### Task instructions
Line by line, repeat the data below exactly, beginning at the first line and ending at the line with "(0,0) rectangle (1186,436);". Omit pictures.
====== Supplied entries ======
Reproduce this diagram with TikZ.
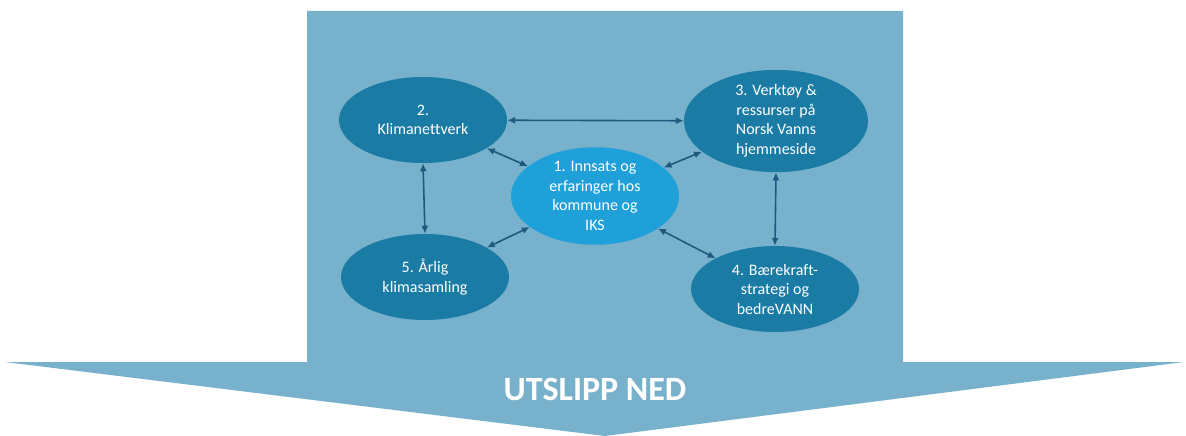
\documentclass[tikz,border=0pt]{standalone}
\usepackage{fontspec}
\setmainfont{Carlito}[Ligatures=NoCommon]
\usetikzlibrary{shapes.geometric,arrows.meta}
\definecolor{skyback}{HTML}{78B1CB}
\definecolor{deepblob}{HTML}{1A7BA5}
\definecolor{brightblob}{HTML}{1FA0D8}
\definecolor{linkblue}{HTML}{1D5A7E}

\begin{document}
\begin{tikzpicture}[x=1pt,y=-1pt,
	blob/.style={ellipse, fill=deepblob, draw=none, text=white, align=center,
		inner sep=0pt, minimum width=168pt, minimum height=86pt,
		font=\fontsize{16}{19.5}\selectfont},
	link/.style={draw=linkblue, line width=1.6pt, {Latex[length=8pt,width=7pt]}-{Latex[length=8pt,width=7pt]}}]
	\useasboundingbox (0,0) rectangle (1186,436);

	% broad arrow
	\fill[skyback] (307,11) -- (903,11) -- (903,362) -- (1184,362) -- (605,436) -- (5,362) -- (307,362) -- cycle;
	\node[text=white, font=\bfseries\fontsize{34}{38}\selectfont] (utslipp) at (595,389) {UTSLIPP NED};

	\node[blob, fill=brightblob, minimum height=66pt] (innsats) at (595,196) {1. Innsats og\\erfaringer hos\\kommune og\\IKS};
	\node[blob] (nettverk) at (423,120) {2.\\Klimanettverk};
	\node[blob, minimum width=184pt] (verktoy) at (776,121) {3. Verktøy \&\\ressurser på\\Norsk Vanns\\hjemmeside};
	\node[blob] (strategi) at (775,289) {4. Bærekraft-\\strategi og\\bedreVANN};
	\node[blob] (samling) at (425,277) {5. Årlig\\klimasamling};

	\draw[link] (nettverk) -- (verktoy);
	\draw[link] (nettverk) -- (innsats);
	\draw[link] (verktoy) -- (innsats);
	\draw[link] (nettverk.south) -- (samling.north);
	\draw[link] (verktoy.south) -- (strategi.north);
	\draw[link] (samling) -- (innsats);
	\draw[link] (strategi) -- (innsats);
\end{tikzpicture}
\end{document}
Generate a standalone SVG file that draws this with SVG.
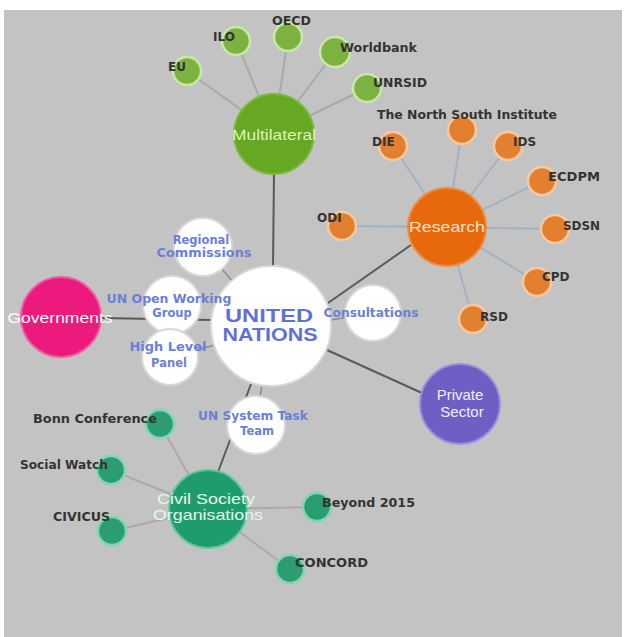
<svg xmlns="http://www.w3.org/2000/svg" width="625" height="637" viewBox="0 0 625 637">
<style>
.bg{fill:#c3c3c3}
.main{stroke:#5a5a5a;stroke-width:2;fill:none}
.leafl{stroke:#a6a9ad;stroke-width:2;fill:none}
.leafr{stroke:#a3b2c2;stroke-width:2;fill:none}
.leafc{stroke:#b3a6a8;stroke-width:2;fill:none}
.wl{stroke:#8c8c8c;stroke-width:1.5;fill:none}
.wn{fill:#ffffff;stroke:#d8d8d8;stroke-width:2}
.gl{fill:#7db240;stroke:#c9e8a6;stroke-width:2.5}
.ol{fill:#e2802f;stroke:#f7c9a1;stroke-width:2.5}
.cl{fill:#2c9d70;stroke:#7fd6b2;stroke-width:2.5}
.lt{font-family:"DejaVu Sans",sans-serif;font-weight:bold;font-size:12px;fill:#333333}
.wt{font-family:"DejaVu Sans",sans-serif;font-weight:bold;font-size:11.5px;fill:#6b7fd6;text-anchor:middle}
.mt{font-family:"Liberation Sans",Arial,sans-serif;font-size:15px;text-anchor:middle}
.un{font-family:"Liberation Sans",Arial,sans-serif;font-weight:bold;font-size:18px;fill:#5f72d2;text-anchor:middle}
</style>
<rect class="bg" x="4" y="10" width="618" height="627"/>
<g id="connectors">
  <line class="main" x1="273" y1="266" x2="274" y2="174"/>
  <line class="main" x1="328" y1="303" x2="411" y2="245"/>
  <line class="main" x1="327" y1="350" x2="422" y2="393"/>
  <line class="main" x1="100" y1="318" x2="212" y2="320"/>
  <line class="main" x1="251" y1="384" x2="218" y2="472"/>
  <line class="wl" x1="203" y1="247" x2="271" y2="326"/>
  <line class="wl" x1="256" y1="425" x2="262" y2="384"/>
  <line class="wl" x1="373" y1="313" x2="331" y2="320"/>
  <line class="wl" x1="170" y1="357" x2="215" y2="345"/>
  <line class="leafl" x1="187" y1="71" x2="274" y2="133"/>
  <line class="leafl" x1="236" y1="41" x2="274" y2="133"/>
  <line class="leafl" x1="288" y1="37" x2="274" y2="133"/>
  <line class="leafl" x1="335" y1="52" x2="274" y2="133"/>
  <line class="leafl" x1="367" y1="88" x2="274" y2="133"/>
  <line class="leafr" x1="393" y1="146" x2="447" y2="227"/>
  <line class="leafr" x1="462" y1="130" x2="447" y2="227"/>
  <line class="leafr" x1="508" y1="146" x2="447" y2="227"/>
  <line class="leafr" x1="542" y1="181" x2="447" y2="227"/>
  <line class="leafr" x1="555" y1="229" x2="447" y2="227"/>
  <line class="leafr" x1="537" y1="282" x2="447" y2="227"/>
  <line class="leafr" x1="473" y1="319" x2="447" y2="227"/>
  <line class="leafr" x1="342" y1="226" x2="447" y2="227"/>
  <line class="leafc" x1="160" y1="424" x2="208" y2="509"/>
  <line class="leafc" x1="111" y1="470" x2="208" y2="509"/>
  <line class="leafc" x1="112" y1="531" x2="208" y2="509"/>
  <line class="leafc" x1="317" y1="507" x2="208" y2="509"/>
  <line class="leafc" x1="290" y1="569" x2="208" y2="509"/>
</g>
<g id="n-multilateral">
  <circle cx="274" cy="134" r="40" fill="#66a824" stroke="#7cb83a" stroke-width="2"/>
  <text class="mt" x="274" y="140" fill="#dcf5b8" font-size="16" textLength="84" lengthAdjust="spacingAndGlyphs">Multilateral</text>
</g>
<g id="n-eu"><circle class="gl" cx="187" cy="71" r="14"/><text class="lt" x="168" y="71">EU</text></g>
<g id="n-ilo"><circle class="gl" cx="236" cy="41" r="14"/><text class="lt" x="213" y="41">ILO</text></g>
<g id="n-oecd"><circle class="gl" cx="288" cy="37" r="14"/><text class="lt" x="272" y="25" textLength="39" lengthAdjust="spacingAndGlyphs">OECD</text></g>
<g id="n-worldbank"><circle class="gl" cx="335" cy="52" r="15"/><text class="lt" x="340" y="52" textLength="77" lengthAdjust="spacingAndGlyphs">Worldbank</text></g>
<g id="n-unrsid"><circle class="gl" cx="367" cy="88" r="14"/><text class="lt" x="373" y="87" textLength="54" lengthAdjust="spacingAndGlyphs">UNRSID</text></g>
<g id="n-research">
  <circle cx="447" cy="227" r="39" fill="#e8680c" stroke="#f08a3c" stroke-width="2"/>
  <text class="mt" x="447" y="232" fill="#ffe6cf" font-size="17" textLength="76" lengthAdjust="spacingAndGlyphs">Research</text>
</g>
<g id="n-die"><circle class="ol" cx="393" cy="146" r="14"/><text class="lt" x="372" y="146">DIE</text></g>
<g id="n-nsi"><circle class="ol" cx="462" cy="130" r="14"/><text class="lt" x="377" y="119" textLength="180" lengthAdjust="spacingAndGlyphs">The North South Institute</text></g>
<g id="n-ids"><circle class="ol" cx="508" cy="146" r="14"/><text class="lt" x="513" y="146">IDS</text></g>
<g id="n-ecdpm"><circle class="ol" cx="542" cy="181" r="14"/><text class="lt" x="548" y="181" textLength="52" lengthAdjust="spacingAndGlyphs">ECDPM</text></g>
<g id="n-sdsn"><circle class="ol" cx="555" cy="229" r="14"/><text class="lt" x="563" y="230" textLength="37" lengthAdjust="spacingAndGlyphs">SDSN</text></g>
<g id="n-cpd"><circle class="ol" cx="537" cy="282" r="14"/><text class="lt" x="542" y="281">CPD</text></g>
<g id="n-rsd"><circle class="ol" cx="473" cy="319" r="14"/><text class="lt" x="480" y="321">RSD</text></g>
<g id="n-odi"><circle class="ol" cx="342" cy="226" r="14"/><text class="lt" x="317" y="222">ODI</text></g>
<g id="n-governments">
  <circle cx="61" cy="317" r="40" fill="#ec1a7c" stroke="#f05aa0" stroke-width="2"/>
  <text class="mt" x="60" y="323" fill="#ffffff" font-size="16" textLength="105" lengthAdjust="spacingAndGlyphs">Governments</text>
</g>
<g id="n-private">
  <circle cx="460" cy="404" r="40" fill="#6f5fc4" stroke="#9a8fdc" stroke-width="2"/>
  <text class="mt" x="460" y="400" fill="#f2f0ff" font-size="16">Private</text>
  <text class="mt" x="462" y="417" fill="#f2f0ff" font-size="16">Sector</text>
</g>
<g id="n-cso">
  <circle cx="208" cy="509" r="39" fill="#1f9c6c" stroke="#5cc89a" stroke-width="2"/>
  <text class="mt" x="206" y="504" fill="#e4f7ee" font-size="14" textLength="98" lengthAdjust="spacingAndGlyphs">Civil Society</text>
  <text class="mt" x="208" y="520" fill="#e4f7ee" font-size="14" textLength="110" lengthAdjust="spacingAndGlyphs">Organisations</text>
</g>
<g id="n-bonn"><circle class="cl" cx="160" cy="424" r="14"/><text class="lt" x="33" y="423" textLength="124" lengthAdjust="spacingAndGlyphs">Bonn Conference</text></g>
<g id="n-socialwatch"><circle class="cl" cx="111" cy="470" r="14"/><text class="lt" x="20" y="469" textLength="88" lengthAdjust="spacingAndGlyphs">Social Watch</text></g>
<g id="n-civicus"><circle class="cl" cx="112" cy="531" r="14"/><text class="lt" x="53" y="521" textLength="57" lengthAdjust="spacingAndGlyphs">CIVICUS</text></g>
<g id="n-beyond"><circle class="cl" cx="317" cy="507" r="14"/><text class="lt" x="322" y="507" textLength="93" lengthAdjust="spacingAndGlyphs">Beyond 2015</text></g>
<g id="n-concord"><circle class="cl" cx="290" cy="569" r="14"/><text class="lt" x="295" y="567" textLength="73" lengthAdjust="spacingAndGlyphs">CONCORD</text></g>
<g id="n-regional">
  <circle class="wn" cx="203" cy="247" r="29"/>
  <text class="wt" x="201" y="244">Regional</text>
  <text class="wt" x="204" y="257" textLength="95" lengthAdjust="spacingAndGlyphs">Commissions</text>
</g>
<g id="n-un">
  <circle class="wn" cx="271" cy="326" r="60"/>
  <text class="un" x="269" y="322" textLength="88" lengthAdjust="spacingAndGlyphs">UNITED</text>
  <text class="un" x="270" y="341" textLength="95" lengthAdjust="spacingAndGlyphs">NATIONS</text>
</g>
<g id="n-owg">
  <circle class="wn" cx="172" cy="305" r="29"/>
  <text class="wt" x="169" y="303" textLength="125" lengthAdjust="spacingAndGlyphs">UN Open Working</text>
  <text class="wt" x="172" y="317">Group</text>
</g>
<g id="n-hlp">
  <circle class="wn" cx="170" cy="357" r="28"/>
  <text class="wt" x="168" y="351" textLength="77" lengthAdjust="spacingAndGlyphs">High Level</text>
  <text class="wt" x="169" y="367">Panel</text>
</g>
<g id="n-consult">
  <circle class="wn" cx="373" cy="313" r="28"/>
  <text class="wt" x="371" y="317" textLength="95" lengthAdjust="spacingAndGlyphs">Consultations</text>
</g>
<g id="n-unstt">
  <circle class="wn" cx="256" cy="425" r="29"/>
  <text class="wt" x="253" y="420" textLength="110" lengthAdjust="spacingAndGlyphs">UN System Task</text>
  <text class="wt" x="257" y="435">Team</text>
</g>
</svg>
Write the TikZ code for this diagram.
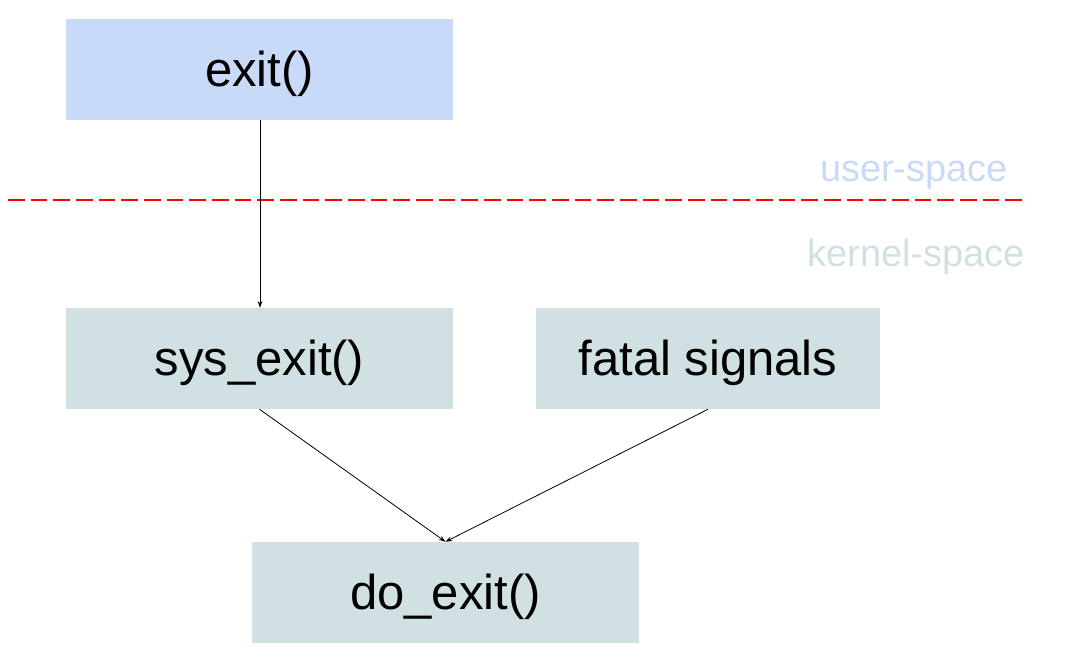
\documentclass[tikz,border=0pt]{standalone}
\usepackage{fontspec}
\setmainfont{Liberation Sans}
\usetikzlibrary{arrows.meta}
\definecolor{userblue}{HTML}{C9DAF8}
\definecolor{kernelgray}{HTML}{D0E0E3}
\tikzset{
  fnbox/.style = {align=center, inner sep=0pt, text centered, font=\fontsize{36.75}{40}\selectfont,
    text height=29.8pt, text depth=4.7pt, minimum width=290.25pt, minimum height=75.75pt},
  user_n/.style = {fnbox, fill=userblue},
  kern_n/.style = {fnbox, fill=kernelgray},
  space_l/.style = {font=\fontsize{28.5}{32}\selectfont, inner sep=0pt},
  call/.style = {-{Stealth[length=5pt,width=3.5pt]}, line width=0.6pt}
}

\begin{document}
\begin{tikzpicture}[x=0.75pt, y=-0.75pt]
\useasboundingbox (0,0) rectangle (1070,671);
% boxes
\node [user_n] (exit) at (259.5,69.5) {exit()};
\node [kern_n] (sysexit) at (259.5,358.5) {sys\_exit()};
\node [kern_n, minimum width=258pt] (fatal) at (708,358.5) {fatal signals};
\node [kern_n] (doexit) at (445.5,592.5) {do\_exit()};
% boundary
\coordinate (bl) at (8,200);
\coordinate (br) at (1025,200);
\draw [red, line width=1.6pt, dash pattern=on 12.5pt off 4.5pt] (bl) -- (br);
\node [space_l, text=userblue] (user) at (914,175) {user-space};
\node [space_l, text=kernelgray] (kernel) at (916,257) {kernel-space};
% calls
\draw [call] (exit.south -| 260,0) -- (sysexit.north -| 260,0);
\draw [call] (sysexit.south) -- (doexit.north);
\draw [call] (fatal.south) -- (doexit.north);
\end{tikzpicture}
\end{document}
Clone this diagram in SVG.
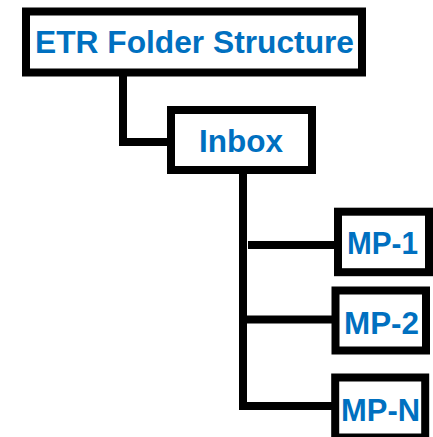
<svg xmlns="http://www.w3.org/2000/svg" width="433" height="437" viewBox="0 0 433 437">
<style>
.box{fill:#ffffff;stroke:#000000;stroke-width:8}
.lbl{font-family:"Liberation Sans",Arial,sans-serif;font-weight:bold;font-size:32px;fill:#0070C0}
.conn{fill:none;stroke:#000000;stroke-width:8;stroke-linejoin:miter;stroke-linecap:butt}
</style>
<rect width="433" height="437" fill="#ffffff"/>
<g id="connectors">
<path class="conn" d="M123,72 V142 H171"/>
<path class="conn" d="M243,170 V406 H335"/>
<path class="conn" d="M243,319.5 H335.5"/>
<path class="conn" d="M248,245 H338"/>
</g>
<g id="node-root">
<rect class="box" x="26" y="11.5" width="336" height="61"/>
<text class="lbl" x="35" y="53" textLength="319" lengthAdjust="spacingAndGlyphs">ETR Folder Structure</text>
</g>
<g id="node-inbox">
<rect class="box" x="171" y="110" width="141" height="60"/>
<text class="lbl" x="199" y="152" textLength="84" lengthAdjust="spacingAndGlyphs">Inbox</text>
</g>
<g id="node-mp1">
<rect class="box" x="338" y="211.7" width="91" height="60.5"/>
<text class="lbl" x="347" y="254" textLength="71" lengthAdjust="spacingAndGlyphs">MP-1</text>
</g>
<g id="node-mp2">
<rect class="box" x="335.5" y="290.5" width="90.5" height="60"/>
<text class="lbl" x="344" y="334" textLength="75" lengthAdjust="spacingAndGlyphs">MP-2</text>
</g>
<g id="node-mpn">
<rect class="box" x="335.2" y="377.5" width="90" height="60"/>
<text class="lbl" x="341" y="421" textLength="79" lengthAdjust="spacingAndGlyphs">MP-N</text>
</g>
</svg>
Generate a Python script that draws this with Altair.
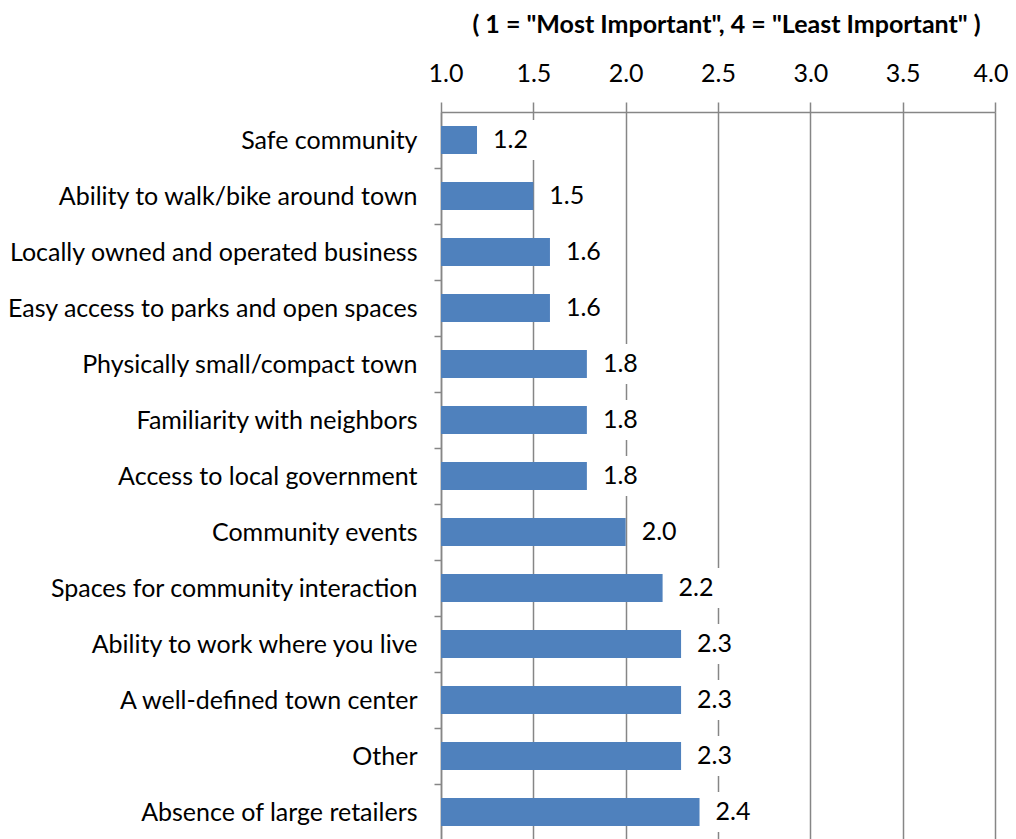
======
### Correct result
Reproduce this diagram with TikZ.
\documentclass[tikz,border=0pt]{standalone}
\usepackage{fontspec}
\setmainfont{Carlito}[Ligatures=NoCommon]
\usetikzlibrary{shapes.geometric,arrows.meta}
\definecolor{skyback}{HTML}{78B1CB}
\definecolor{deepblob}{HTML}{1A7BA5}
\definecolor{brightblob}{HTML}{1FA0D8}
\definecolor{linkblue}{HTML}{1D5A7E}

\begin{document}
\begin{tikzpicture}[x=1pt,y=-1pt,
	blob/.style={ellipse, fill=deepblob, draw=none, text=white, align=center,
		inner sep=0pt, minimum width=168pt, minimum height=86pt,
		font=\fontsize{16}{19.5}\selectfont},
	link/.style={draw=linkblue, line width=1.6pt, {Latex[length=8pt,width=7pt]}-{Latex[length=8pt,width=7pt]}}]
	\useasboundingbox (0,0) rectangle (1186,436);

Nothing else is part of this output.